Is this mingw bug ?

Question

Hi, I have been trying to execute this program on my migw ,through code::blocks,

#include <string.h>
#include <math.h>
#include <stdio.h>
#define N 100
int p[N];
int pr[N];
int cnt;

void sieve()
{
   int i,j;
   for(i=0;i<N;i++) pr[i]=1;
   pr[0]=pr[1]=0;

   for(i=2;i<N;i++)
      if(pr[i])
        {
         p[cnt]=i; cnt++;
         for(j=i+i;j<=N;j+=i) pr[j]=0;
        }

  }

int main(){
    sieve();
    int i;
    for(i=0;i<cnt;i++)
       printf("%d ",p[i]);
    puts("");
   printf("Total number of prime numbers : %d",cnt);
  return 0;
}

In My system the output is :

7 11 13 17 19 23 29 31 37 41 43 47 53 59 61 67 71 73 79 83 89 97 Total number of prime numbers : 22

Which is completely insane,since I am completely sure about the implementation of my algorithm.

So I decided to try it in Ideone where it gives correct output.Can anybody point out the reason ?

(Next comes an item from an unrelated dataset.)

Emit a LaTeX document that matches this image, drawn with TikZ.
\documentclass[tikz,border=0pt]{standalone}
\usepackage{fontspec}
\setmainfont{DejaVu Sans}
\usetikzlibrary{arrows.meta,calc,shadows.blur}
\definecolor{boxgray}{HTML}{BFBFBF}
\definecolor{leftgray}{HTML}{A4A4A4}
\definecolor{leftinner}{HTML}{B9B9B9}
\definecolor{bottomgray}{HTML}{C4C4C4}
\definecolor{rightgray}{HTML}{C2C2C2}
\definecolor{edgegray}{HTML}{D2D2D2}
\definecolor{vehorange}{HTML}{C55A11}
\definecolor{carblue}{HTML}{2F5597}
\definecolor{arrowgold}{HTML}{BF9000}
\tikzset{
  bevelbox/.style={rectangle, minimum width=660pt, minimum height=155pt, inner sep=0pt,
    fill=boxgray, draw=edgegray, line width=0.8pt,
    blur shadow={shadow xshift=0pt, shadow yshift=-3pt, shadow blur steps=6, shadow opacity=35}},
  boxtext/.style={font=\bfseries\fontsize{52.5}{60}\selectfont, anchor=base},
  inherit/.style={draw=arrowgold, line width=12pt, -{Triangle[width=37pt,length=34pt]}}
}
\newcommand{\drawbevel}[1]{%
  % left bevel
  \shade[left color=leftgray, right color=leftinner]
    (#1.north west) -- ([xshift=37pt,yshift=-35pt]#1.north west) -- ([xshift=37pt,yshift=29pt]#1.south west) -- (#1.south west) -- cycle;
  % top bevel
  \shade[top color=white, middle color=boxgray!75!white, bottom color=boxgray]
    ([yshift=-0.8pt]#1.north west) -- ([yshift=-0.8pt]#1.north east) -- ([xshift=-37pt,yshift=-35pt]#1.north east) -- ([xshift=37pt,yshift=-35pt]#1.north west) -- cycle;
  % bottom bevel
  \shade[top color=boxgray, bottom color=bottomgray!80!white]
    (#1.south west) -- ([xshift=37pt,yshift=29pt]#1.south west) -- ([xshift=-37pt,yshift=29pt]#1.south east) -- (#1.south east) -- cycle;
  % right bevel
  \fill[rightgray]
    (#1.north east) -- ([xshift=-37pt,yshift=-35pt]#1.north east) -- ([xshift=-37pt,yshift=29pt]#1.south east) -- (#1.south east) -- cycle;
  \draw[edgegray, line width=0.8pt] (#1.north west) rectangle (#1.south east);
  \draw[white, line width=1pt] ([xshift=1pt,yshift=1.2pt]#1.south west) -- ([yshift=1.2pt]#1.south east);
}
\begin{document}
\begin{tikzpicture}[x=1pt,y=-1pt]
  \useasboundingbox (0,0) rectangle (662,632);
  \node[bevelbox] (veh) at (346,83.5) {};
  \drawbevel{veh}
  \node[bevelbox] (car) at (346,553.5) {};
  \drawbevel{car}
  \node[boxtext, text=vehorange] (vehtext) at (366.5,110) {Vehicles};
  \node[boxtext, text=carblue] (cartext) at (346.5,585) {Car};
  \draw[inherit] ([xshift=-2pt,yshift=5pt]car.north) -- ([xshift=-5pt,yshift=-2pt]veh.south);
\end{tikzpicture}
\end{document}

EDIT:I changed it to N,but the output doesn't change. :|

Answer 1

Your array, p, only has one element since you're declaring it with the integer division, 100/64.

Change it to

int p[N];

or something that has at least 25 elements.

Answer 2

No, it's actually known as a Debanjan bug :-) Have a look at this:

#define N 100
int p[N / 64];

It looks to me like you only allow enough space to store one prime in the p array. That means writing to p[X] for X > 0 is likely to overwrite other values.

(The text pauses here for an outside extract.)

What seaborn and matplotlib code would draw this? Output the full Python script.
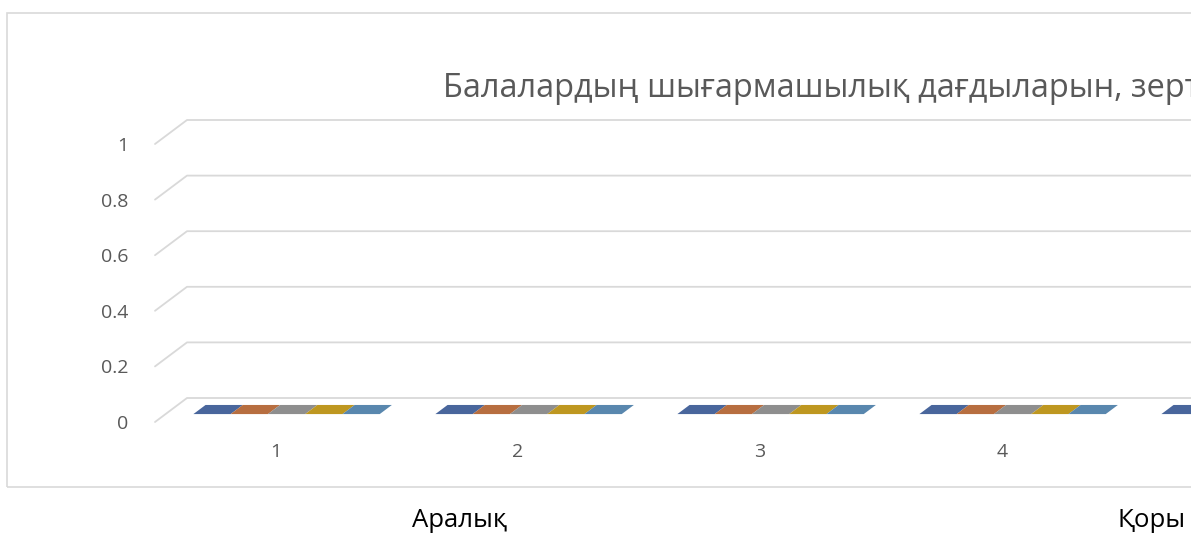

This is the dreaded undefined behavior which means that anything can happen (including it working as in the Ideone situation).

Just use:

int p[N];

to declare the array. I'm pretty certain there won't be more than 100 primes less than or equal to 100 :-)

Answer 3

The array p is too small and you are going to overrun it and write into pr.

Change:

int p[N / 64];

to:

int p[N / 2];

---

Foonote: never assume a compiler bug just because you see a problem that you can't immediately explain. 99.999% of the time it will be your bug - you just haven't found it yet.

Answer 4

100/64 is 1. So the p has only one element - p[0]. When you access p[1], p[2], etc you start overwriting elements in pr array. Which produces wrong result.

This is a bug in your program, not a mingw bug.

Answer 5

No. I don't believe that there is a MinGW bug in this case.

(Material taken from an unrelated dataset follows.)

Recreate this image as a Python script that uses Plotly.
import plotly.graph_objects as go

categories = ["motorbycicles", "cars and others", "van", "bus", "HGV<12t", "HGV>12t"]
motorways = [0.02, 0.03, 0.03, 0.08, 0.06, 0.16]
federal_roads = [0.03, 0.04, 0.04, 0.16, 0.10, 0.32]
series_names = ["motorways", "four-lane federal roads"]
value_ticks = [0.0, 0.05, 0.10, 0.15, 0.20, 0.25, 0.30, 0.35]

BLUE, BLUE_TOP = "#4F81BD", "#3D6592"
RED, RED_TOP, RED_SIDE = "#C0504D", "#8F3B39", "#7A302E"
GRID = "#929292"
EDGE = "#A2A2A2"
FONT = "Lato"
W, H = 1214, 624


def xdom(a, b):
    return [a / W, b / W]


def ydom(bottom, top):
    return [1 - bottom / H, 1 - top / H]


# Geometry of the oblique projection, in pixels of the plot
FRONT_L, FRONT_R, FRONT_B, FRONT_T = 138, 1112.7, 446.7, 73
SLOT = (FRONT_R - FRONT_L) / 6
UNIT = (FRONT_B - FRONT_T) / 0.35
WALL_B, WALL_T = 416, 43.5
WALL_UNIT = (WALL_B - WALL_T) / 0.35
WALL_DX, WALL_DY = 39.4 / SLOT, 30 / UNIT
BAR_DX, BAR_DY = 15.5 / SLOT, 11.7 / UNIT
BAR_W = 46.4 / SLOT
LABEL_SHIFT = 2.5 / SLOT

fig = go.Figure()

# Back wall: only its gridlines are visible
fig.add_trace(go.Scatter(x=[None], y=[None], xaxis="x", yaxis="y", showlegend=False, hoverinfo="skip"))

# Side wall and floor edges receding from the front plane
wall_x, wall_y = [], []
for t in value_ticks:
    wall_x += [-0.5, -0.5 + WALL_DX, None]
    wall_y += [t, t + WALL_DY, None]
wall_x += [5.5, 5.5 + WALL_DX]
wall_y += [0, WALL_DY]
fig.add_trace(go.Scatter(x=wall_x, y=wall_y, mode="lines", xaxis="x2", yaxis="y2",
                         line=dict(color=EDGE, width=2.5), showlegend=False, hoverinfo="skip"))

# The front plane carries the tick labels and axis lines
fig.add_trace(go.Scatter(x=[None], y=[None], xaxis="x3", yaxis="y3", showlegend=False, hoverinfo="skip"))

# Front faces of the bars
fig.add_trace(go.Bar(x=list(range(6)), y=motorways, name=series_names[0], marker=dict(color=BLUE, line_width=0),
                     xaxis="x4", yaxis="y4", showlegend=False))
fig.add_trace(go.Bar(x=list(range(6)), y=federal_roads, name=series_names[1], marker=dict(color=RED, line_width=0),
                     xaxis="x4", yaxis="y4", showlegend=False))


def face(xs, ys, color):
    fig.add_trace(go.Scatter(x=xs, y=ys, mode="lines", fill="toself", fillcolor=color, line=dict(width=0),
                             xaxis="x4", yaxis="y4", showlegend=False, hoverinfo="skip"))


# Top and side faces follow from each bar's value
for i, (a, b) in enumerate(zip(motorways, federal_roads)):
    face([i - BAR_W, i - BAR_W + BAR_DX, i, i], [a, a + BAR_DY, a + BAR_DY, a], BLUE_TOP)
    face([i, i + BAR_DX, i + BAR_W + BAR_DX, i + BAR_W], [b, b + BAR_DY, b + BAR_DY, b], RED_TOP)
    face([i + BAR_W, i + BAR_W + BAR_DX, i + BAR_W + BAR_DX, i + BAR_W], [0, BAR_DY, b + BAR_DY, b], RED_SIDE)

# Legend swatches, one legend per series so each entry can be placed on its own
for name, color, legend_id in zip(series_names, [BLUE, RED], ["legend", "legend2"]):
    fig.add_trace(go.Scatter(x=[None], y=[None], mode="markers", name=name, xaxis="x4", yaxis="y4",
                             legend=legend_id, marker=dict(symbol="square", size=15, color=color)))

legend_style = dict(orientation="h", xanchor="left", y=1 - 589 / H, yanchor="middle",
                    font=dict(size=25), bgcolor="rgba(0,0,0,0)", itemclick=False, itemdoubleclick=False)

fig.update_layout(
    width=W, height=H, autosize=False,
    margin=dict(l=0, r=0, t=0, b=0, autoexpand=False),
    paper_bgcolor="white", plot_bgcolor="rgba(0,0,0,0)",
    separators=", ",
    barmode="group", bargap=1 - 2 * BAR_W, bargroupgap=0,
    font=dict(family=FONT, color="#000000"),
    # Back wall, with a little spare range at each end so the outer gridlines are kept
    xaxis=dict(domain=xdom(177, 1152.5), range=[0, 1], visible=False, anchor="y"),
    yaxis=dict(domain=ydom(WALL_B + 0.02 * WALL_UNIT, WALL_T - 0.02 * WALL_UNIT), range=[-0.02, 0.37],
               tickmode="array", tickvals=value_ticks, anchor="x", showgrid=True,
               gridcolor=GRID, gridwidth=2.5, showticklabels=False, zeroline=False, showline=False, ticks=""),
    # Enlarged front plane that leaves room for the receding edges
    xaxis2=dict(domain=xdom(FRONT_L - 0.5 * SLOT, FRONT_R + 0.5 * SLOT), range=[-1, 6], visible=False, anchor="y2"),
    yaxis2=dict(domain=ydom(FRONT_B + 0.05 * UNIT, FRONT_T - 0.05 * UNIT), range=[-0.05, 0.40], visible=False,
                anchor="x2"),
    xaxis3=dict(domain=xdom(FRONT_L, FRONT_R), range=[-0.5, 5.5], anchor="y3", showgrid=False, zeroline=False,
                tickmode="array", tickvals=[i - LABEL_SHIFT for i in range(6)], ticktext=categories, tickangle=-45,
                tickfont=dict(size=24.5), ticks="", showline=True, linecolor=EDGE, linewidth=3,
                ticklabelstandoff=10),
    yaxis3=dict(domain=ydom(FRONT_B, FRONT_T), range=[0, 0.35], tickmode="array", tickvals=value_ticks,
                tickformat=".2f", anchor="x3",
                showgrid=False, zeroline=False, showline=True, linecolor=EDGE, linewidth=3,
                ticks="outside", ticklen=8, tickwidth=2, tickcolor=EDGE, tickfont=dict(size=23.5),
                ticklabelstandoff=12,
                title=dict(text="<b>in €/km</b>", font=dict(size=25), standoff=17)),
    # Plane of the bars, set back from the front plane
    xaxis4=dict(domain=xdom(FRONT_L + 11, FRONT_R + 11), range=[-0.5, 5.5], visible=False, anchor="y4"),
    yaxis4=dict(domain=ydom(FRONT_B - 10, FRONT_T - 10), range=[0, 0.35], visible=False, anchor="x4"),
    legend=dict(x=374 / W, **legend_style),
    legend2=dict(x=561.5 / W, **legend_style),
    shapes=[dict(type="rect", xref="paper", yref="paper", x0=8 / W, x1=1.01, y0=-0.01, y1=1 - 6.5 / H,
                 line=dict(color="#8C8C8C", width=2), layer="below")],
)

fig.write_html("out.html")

There is a bug in your application. As people previously mentioned the p array has only 1 element. (100/64 = 1 when dealing with integer values).

This means that when you access after p[1] or p[2] or p[3] (out of array bounds) you will actually access the zone memory after p which is the pr array.

With Ideone I believe it is possible that the memory zones of the arrays can be at greater distance, not one after the other like in the MinGW case (this is just an assumption).

Answer 6

There are two important bugs in your code.

One is that your p array is too small, so you are writing off the end of it. This is undefined behaviour, though on the platforms you are using it overwrites the start of the pr array. This has no effect on the output, since the location you are overwriting is before the location you are testing in the sieve.

The other is that you are also writing off the end of your pr array:

        for(j=i+i;j<=N;j+=i) pr[j]=0;

This loops sets pr[N] to zero, which is off the end of pr. In MinGW this is where cnt is stored, so each time i divides N, cnt is set to zero. As N is 100, this happens for i==2 and i==5, so you lose the primes before five from your result. IdeOne seems to put cnt somewhere else in relation to pr, so it does not get overwritten. This is why you get different output with the different compilers.

Change the size of the array p to N, or use only one array for both sieve and output, and change <= in line 18 to < so you don't write off the end of it.

int p[N];
int *pr = p; // reuse the array